30 美しい夢

 我々はとある草原の、緩やかな丘の頂上にいた。我々は皆、焦燥感と悔しさとに押し殺されていた。我々は、この先で何者かが、確実に死ぬことをただ、知っていた。

 丘の先は、美しい草原の続きを演じていた。その果てには、鋭い突先を持つ断崖があった。その突先から少し左へと逸れたところに、大きな神社があることも見てとれた。

 我々の隊長は、危険を承知で少しずつ我々に前進を命じた。少しずつ、我々は草原と神社と、そして断崖へと近づいていった。これが最後とばかりに、隊長は我々に神社への前進を命じた。私はそれに逆らった。何としても、彼らの死を目の前で看取りたかった。私は隊を離れ、断崖へ向けて走り出した。

 私は、彼らを看取るには断崖を下りねばならぬことを知っていた。断崖の左側には、それに寄り添うように狭隘な急坂があった。私はそこを下り始めると、予想だにしない光景に息をのんだ。


 目の前の全ては、純白の羽に覆われていた。


 羽毛かとも考えた。しかし、そう思うには、あまりにもこれらの羽は神々しさを纏い過ぎていた。羽たちは私が足の親指一つ動かすだけでも、軽やかに舞い踊った。微かな、ほんの微かな風でさえも、ふわりと空へ浮かんだ。

 私は、その坂を下っていった。そして、ある時背後を振り返った。純白の羽を敷き詰めた急坂の途上に、女性がいた。私は女性が死ぬことを知っていた。しかし、私は女性が何者であるかは知らなかった。その女性に、純白の翼をふわふわと背中に漂わせる、二人の少女がじゃれついていた。少女は女性の子供であろうと思われた。しかし、女性には翼がなかった。私は、この神々しい羽の全てが、女性のものであったことを知った。私は女性の死を嘆かなかった。必然は避けられないと知っていた。だが、この二人の少女を、女性を失った少女たちのことを思うと、悲痛だった。…

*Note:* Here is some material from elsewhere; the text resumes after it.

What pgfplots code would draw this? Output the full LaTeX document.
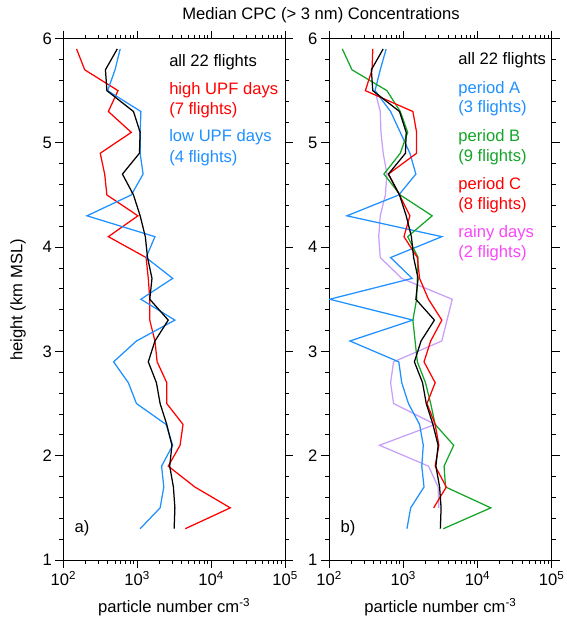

 私は、急ぎ彼の元へ行かなければならなかった。断崖は既に下りきった。走りついた先には、俗世的な風景が私を待っていた。左方に団地が見え、足元は細い車道だった。時間は夕暮れに思われた。その中で、彼は待っていた。小太りで、特徴もなにもない、ただの男性だった。私は、男性が死ぬことを知っていた。そして、この男性が死ぬ折に、二曲歌うことも知っていた。私はその歌を、なんとしても皆に伝えたかった。左手の無線機のマイクの電源を入れた。男性は、町の一角の、小さな、しかし生命に溢れた稲穂に抱かれた田圃の上で、歌い、踊った。私はそれを、必死でマイクで拾おうとした。だが、私自身は、男性が何を歌ったのか、わからなかった。

 男性は一曲目を歌い終えると、ふらふらと倒れ込みそうになった。私はマイクを投げ捨て、慌てて彼を支えた。

「大丈夫か」

「大丈夫…でも、違う歌が歌いたいんだ」

「違う歌?」

「そう…こんなことになるならもっと、皆と歌っておけばよかった」

 彼の限界が近いのは明白だった。私は投げ捨てた無線機を再び手に取った。

「隊長、五分ください」

「……迷っているのか」

「はい」

 通信は途絶えた。しかし、短い通信の中に、仲間の、今ここで死にゆく男性への好意に基づく様々な声音が入り混じっていた。私は、それに満足だった。

 私は男性を支えながら、病院の待合のような、椅子が横一列に並んでいる場所に辿り着いた。そこに、私は私の仲間のうちの一人を見つけた。彼は、私の支えている男性の一番の友だった。彼も、私と同じように下りてきたのだろう、と私は思った。私は男性を、彼の友人の隣に腰掛けさせた。彼らは、静かに、ゆっくりと、何かを話し始めた。

 私はいくつか離れた椅子に腰掛け、努めてその内容を聞かないようにしながら、中空をただ眺めて、待っていた。ただ、待っていた。………


 私は女性と男性の死を確信しながらも、その死を認識しなかった。私の意志は、ただ看取りたいということと、その最後を仲間に伝えたい、という二点に始終していた。

……そう、少なくとも、目が覚めた私には、彼らが本当に死んだのかどうかは、皆目見当もつかなかった。